What a year. During 2016, the status quo has taken quite a drubbing, primarily Brexit and the unexpected election result in the United States. How this will affect the UK economy remains an unknown. Watch this space.
We have a two dates for our diaries: 8 March 2017 the spring budget, and the end of March, the invocation of Article 50.
Philip Hammond is a different character to his predecessor, but he still seems to be talking-up austerity and balancing the books. How he will achieve this in the face of the present uncertainties remains to be seen.

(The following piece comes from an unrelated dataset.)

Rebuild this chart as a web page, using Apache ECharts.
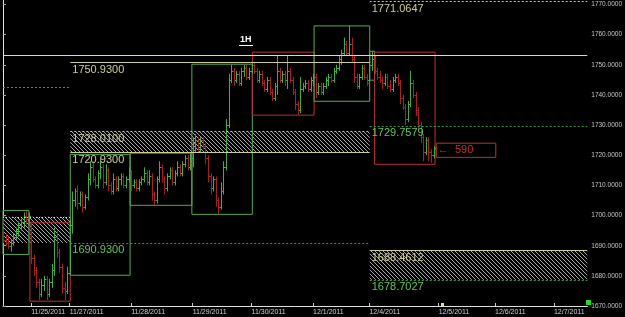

Tax advisors seem to have little influence at the sharp edge of policy making, but we do have to pick up the pieces and dig out the band aid when matters take a turn for the worse. In this respect, our bets are hedged, heads we can support growth and investment, tails we can support tightening of belts and trimming of wicks.
Stand out items for our attention in 2017 must be Making Tax Digital and the first leg of the disallowance of buy-to-let finance charges and conversion to a basic rate tax credit. These two items alone should provoke some interesting strategic responses.
Firms that have still not embraced Cloud computing may find themselves out distanced by more tech-savvy firms as the age of the retro accountant heads in the same direction as the brontosaurus.
2016 has truly been a year of the unexpected. And you have to re-tread over fifty years to witness Kwai Chang Caine’s (alias David Caradine) Kung-Fu mentor and teacher exhort: “Ah grasshopper, you should always expect the unexpected!”